To Amber may be assigned the words umpire and empire; Oberon, the lovely child, is haply described as the Emperor of Fairyland, whence also no doubt he was the lord and master of the Empyrean. When dealing elsewhere with the word amber I suggested that it meant radically Sun Father,[657] and there are episodes in the life of St. Ambrose which support this interpretation, e.g., “it happened that an enchanter called devils to him and sent them to St. Ambrose for to annoy and grieve him, but the devils returned and said that they might not approach to his gate because there was a great fire all about his house”. Among the Persians it was customary to halo their divinities, not with a circle but with a pyre or pyramid of fire, and in all probability to the auburn Auberon the Emperor of the Empyrean may be assigned not only burn and brand, but also bran in the sense of bran new. That St. Ambrose was Barnaby Bright or the White god of day is implied by the anecdote “a fire in the manner of a shield covered his head, and entered into his mouth: then became his face as white as any snow, and anon it came again to his first form”.[658] The basis of this story would seem to have been a picture representing Ambrose with fire not entering into, but emerging from, his mouth and forming a surrounding halo “in the manner of a shield”. Embers now mean ashes, and the Ember Days of Christianity probably trace backward to the immemorial times of prehistoric fire-worship. At Parton, near Salisbury, one meets with the curious surname Godber: and doubtless inquiry would establish a connection between this Godber of Parton and Godfrey.

Fig. 340.—The Divine Triplicity, Contained within the Unity. From a German Engraving of the XVI. Cent. From Christian Iconography (Didron).

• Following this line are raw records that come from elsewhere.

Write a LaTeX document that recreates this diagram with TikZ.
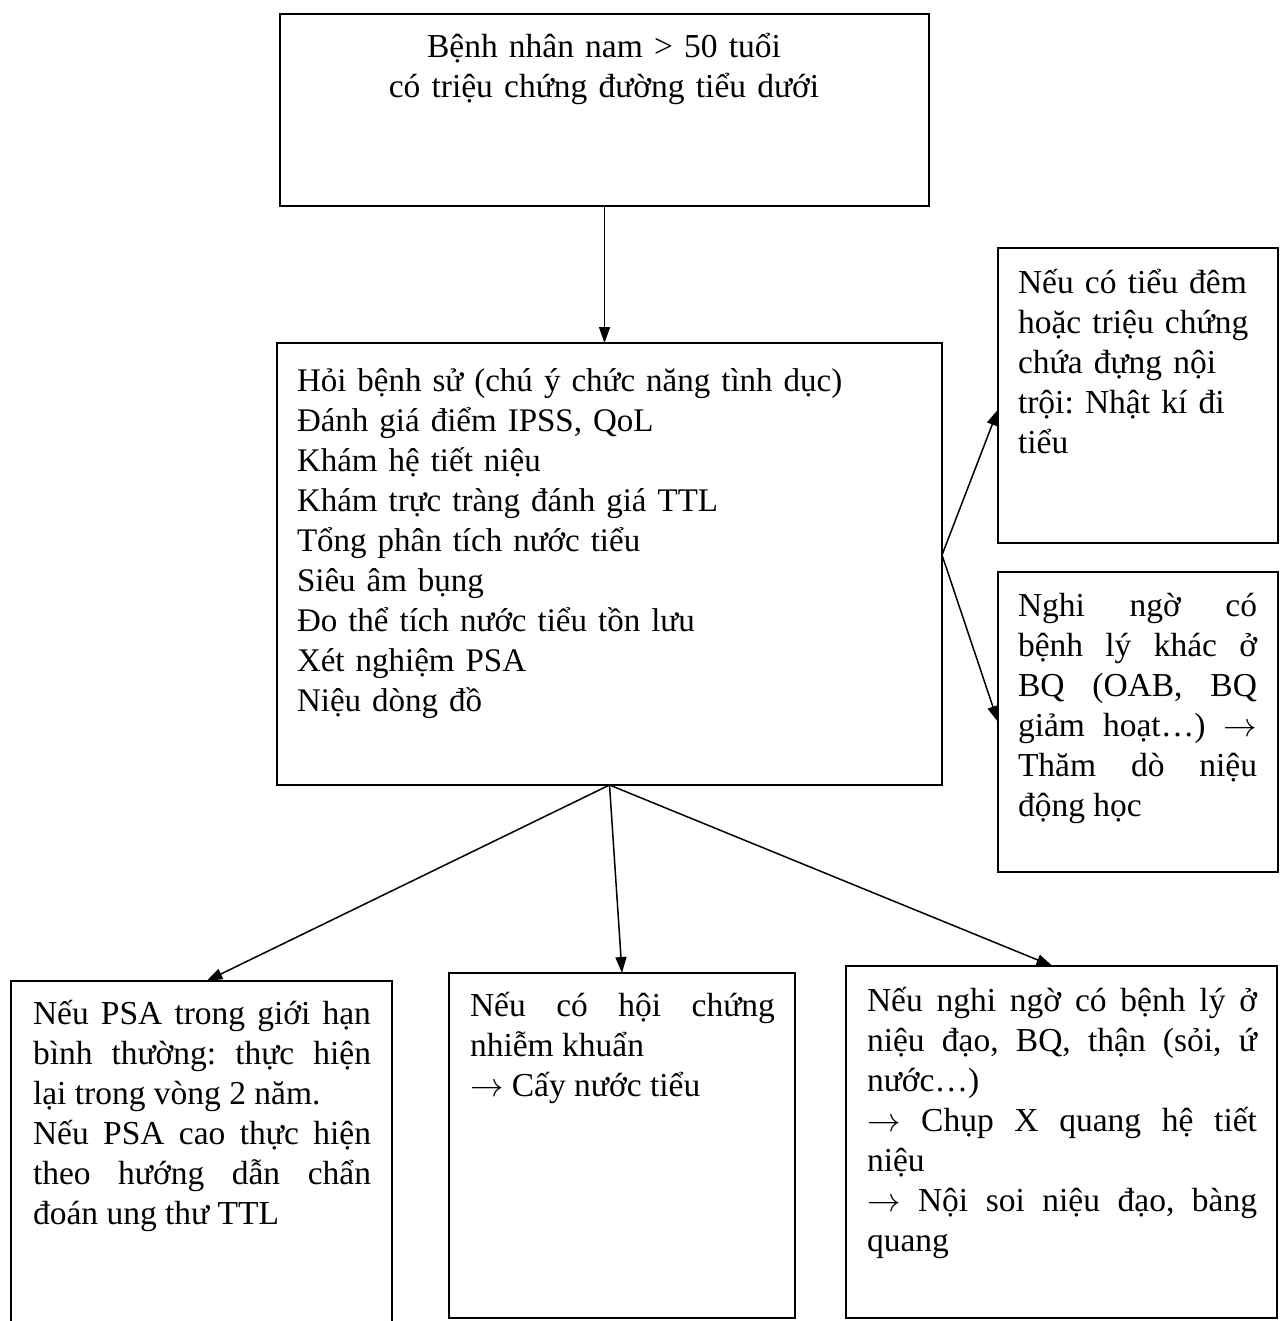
\RequirePackage{fix-cm}
\documentclass[tikz,border=0pt]{standalone}
\usepackage{fontspec}
\setmainfont{Liberation Serif}
\usetikzlibrary{arrows.meta,calc}
\newcommand\fl{\rule{0pt}{34bp}}
\newcommand\ra{$\rightarrow$}
\frenchspacing
\begin{document}
\begin{tikzpicture}[x=1bp,y=-1bp,
  box/.style={draw, line width=2.4bp, inner sep=0pt, outer sep=0pt, anchor=north west},
  conn/.style={line width=1.5bp, -{Triangle[length=16bp,width=11bp]}},
  txt/.style={inner sep=0pt, outer sep=0pt, font=\fontsize{33.5bp}{40bp}\selectfont\frenchspacing},
  jtxt/.style={txt, anchor=north west, align=justify},
  ltxt/.style={txt, anchor=north west, align=left},
]
\useasboundingbox (0,0) rectangle (1284,1321);
% boxes
\node[box, minimum width=649bp, minimum height=192bp] (top) at (280,14) {};
\node[box, minimum width=665bp, minimum height=442bp] (mid) at (277,343) {};
\node[box, minimum width=280bp, minimum height=295bp] (rt) at (998,248) {};
\node[box, minimum width=280bp, minimum height=300bp] (rb) at (998,572) {};
\node[box, minimum width=381bp, minimum height=360bp] (bl) at (11,981) {};
\node[box, minimum width=346bp, minimum height=345bp] (bm) at (449,973) {};
\node[box, minimum width=431bp, minimum height=352bp] (br) at (846,966) {};
% texts
\node[txt, anchor=north, align=center, text width=640bp] (ttop) at (604,24)
  {\fl Bệnh nhân nam > 50 tuổi\\ có triệu chứng đường tiểu dưới};
\node[ltxt, text width=640bp, font=\fontsize{33bp}{40bp}\selectfont\frenchspacing] (tmid) at (297,357)
  {\fl Hỏi bệnh sử (chú ý chức năng tình dục)\\
   Đánh giá điểm IPSS, QoL\\
   Khám hệ tiết niệu\\
   Khám trực tràng đánh giá TTL\\
   Tổng phân tích nước tiểu\\
   Siêu âm bụng\\
   Đo thể tích nước tiểu tồn lưu\\
   Xét nghiệm PSA\\
   Niệu dòng đồ};
\node[ltxt, text width=255bp] (trt) at (1018,259)
  {\fl Nếu có tiểu đêm\\ hoặc triệu chứng\\ chứa đựng nội\\ trội: Nhật kí đi\\ tiểu};
\node[jtxt, text width=239bp] (trb) at (1018,582)
  {\fl Nghi ngờ có\linebreak bệnh lý khác ở\linebreak BQ (OAB, BQ\linebreak giảm hoạt…) \ra\linebreak Thăm dò niệu\linebreak động học};
\node[jtxt, text width=338bp] (tbl) at (33,990)
  {\fl Nếu PSA trong giới hạn\linebreak bình thường: thực hiện\linebreak lại trong vòng 2 năm.\\ Nếu PSA cao thực hiện\linebreak theo hướng dẫn chẩn\linebreak đoán ung thư TTL};
\node[jtxt, text width=305bp] (tbm) at (470,982)
  {\fl Nếu có hội chứng\linebreak nhiễm khuẩn\\ \ra{} Cấy nước tiểu};
\node[jtxt, text width=390bp] (tbr) at (867,977)
  {\fl Nếu nghi ngờ có bệnh lý ở\linebreak niệu đạo, BQ, thận (sỏi, ứ\linebreak nước…)\\ \ra{} Chụp X quang hệ tiết\linebreak niệu\\ \ra{} Nội soi niệu đạo, bàng\linebreak quang};
% connectors
\draw[conn] (top.south) -- (top.south |- mid.north);
\draw[conn] ([yshift=9bp]mid.east) -- ([yshift=-14bp]rt.west);
\draw[conn] ([yshift=9bp]mid.east) -- (rb.west);
\draw[conn] (mid.south) -- ([xshift=5bp]bl.north);
\draw[conn] (mid.south) -- (bm.north);
\draw[conn] (mid.south) -- ([xshift=-9bp]br.north);
\end{tikzpicture}
\end{document}
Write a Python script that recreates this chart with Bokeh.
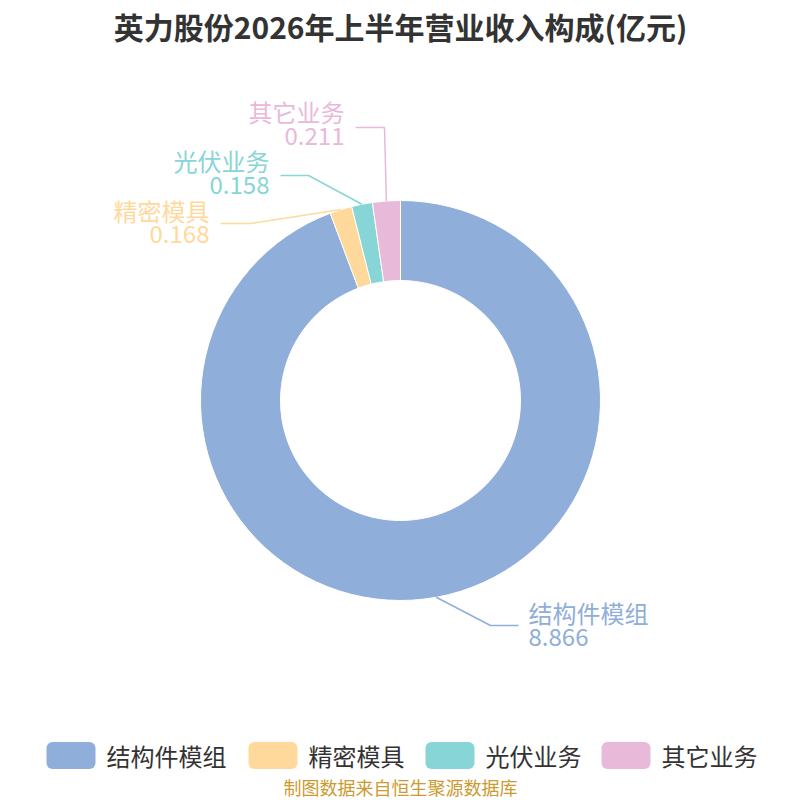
import math
from bokeh.plotting import figure
from bokeh.models import Range1d
from bokeh.core.properties import value
from bokeh.embed import file_html
from bokeh.resources import INLINE

# ---- data ----
title_text = "英力股份2026年上半年营业收入构成(亿元)"
categories = ["结构件模组", "精密模具", "光伏业务", "其它业务"]
values = [8.866, 0.168, 0.158, 0.211]
value_labels = ["8.866", "0.168", "0.158", "0.211"]
source_text = "制图数据来自恒生聚源数据库"

# ---- styles ----
colors = ["#8FAEDA", "#FFD99B", "#88D5D7", "#E8B9D9"]
FONT = "Noto Sans CJK SC"
W = H = 800

def Y(py):  # picture pixel y -> data y
    return H - py

p = figure(width=W, height=H, output_backend="svg", toolbar_location=None,
           x_range=Range1d(0, W), y_range=Range1d(0, H), min_border=0)
p.axis.visible = False
p.grid.visible = False
p.outline_line_color = None
p.background_fill_color = "white"

cx, cy = 400, Y(400)
r_out, r_in = 200, 120
total = sum(values)

starts, ends, mids = [], [], []
cum = 0.0
for v in values:
    a0 = math.pi / 2 - 2 * math.pi * cum / total
    cum += v
    a1 = math.pi / 2 - 2 * math.pi * cum / total
    starts.append(a0)
    ends.append(a1)
    mids.append((a0 + a1) / 2)

p.annular_wedge(x=cx, y=cy, inner_radius=r_in, outer_radius=r_out,
                start_angle=starts, end_angle=ends, direction="clock",
                fill_color=colors, line_color="white", line_width=1)

# leader lines: start at outer edge of each slice's mid angle
elbows = [(490, 625), (250, 223), (308, 175), (384, 127)]
line_ends = [(518, 625), (220, 223), (280, 175), (355, 127)]
xs, ys = [], []
for m, (ex, ey), (lx, ly) in zip(mids, elbows, line_ends):
    sx = cx + r_out * math.cos(m)
    sy = cy + r_out * math.sin(m)
    xs.append([sx, ex, lx])
    ys.append([sy, Y(ey), Y(ly)])
p.multi_line(xs=xs, ys=ys, line_color=colors, line_width=1.5)

# labels
label_x = [528, 209, 269, 344]
label_y_name = [612, 210, 160, 111]
label_y_val = [636, 233, 184, 135]
align = ["left", "right", "right", "right"]
for i in range(len(categories)):
    p.text(x=[label_x[i]], y=[Y(label_y_name[i])], text=[categories[i]],
           text_font=value(FONT), text_font_size="24px", text_color=colors[i],
           text_align=align[i], text_baseline="middle")
    p.text(x=[label_x[i]], y=[Y(label_y_val[i])], text=[value_labels[i]],
           text_font=value(FONT), text_font_size="24px", text_color=colors[i],
           text_align=align[i], text_baseline="middle")

# title
p.text(x=[400], y=[Y(25)], text=[title_text], text_font=value(FONT),
       text_font_size="30px", text_font_style="bold", text_color="#333333",
       text_align="center", text_baseline="middle")

# legend (manual)
sw_left = [46, 248, 425, 601]
sw_w, sw_h = 49, 27
leg_y = 755
p.quad(left=sw_left, right=[l + sw_w for l in sw_left],
       bottom=[Y(leg_y + sw_h / 2)] * 4, top=[Y(leg_y - sw_h / 2)] * 4,
       fill_color=colors, line_color=None, border_radius=6)
p.text(x=[l + sw_w + 11 for l in sw_left], y=[Y(leg_y)] * 4, text=categories,
       text_font=value(FONT), text_font_size="24px", text_color="#333333",
       text_align="left", text_baseline="middle")

# source
p.text(x=[400], y=[Y(786)], text=[source_text], text_font=value(FONT),
       text_font_size="18px", text_color="#CC9A2E",
       text_align="center", text_baseline="middle")

open("out.html", "w").write(file_html(p, INLINE))
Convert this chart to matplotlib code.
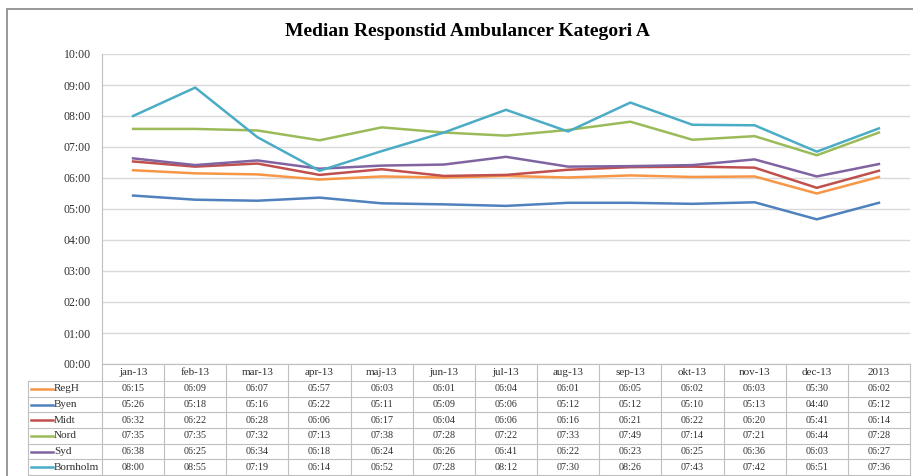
import matplotlib
matplotlib.use("Agg")
import matplotlib.pyplot as plt
from matplotlib.lines import Line2D
from matplotlib.patches import Rectangle
from matplotlib.transforms import blended_transform_factory

# Data (mm:ss)
months = ['jan-13', 'feb-13', 'mar-13', 'apr-13', 'maj-13', 'jun-13', 'jul-13',
          'aug-13', 'sep-13', 'okt-13', 'nov-13', 'dec-13', '2013']
regh = ['06:15', '06:09', '06:07', '05:57', '06:03', '06:01', '06:04', '06:01', '06:05', '06:02', '06:03', '05:30', '06:02']
byen = ['05:26', '05:18', '05:16', '05:22', '05:11', '05:09', '05:06', '05:12', '05:12', '05:10', '05:13', '04:40', '05:12']
midt = ['06:32', '06:22', '06:28', '06:06', '06:17', '06:04', '06:06', '06:16', '06:21', '06:22', '06:20', '05:41', '06:14']
nord = ['07:35', '07:35', '07:32', '07:13', '07:38', '07:28', '07:22', '07:33', '07:49', '07:14', '07:21', '06:44', '07:28']
syd = ['06:38', '06:25', '06:34', '06:18', '06:24', '06:26', '06:41', '06:22', '06:23', '06:25', '06:36', '06:03', '06:27']
bornholm = ['08:00', '08:55', '07:19', '06:14', '06:52', '07:28', '08:12', '07:30', '08:26', '07:43', '07:42', '06:51', '07:36']

names = ['RegH', 'Byen', 'Midt', 'Nord', 'Syd', 'Bornholm']
series = [regh, byen, midt, nord, syd, bornholm]
colors = ['#F79646', '#4F81BD', '#C0504D', '#9BBB59', '#8064A2', '#4BACC6']
yticks = ['00:00', '01:00', '02:00', '03:00', '04:00', '05:00', '06:00',
          '07:00', '08:00', '09:00', '10:00']


def to_sec(s):
    m, sec = s.split(':')
    return int(m) * 60 + int(sec)


plt.rcParams['font.family'] = ['Liberation Serif', 'DejaVu Serif']

W, H = 913, 476
fig = plt.figure(figsize=(W / 100, H / 100), dpi=100)

# pixel layout
left, right, top, bottom = 102, 910, 54, 364
ax = fig.add_axes([left / W, 1 - bottom / H, (right - left) / W, (bottom - top) / H])

# outer chart border
fig.patches.append(Rectangle((7 / W, -0.1), 1.2, 1 - 9 / H + 0.1, transform=fig.transFigure,
                             fill=False, edgecolor='#868686', linewidth=1.2))

x = [i + 0.5 for i in range(len(months))]
for name, vals, c in zip(names, series, colors):
    ax.plot(x, [to_sec(v) for v in vals], color=c, linewidth=1.8, solid_joinstyle='round')

ax.set_xlim(0, len(months))
ax.set_ylim(0, 600)
ax.set_yticks([i * 60 for i in range(len(yticks))])
ax.set_yticklabels(yticks, fontsize=8.5, color='#303030')
ax.set_xticks([])
ax.tick_params(axis='y', length=0, pad=8)
ax.grid(axis='y', color='#D9D9D9', linewidth=1)
ax.set_axisbelow(True)
for s in ['top', 'right', 'bottom']:
    ax.spines[s].set_visible(False)
ax.spines['left'].set_color('#BFBFBF')

fig.text(467 / W, 1 - 31 / H, 'Median Responstid Ambulancer Kategori A',
         ha='center', va='center', fontsize=14, fontweight='bold')

# data table under the plot
tr = blended_transform_factory(ax.transData, fig.transFigure)
ff = fig.transFigure
row_h = (475 - 381) / 6
row_edges = [364, 381] + [381 + row_h * (i + 1) for i in range(6)]
line_c = '#BFBFBF'


def fy(p):
    return 1 - p / H


# horizontal lines
for i, yy in enumerate(row_edges):
    x0 = left if i == 0 else 28
    fig.add_artist(Line2D([x0 / W, right / W], [fy(yy), fy(yy)], transform=ff,
                          color=line_c, linewidth=0.8))
# vertical lines
fig.add_artist(Line2D([28 / W, 28 / W], [fy(381), fy(475)], transform=ff, color=line_c, linewidth=0.8))
for i in range(len(months) + 1):
    fig.add_artist(Line2D([i, i], [fy(364), fy(475)], transform=tr, color=line_c, linewidth=0.8))

for j, m in enumerate(months):
    fig.text(x[j], fy(372.5), m, transform=tr, ha='center', va='center', fontsize=8, color='#303030')

for r, (name, vals, c) in enumerate(zip(names, series, colors)):
    yc = fy(381 + row_h * (r + 0.5))
    fig.add_artist(Line2D([31 / W, 53 / W], [yc, yc], transform=ff, color=c, linewidth=1.8))
    fig.text(54 / W, yc, name, transform=ff, ha='left', va='center', fontsize=8, color='#303030')
    for j, v in enumerate(vals):
        fig.text(x[j], yc, v, transform=tr, ha='center', va='center', fontsize=7.3, color='#303030')

fig.savefig('out.png', dpi=100)
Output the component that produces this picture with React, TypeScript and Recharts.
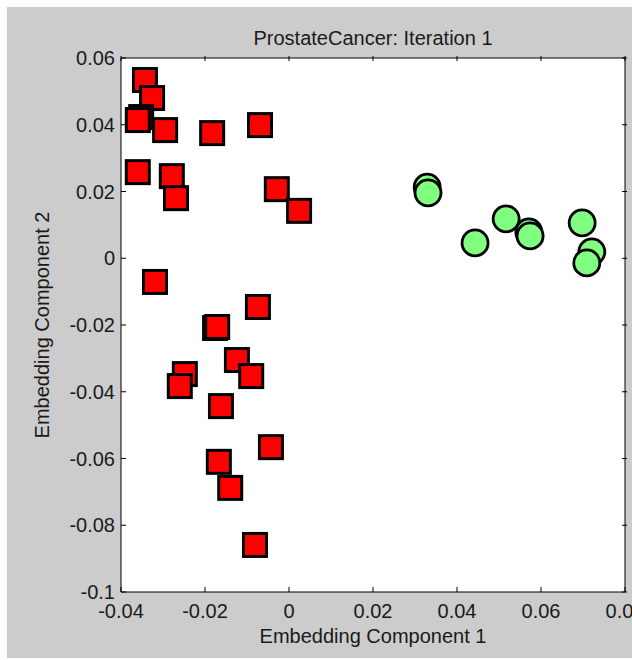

The weekly fair at Ambresbury used to be held on Friday; the maid Freya, to whom Friday owes its name, was evidently Fire Eye; the Latin feriæ were the hey-days or holidays dedicated to some fairy. Fairs were held customarily on the festival of the local saint, frequently even to-day within ancient earthworks: the most famous Midsummer Fair used to be that held at Barnwell: Feronia, the ancient Italian divinity at whose festival a great fair was held, and the first-fruits of the field offered, is, as has been shown, equivalent to Beronia or Oberon.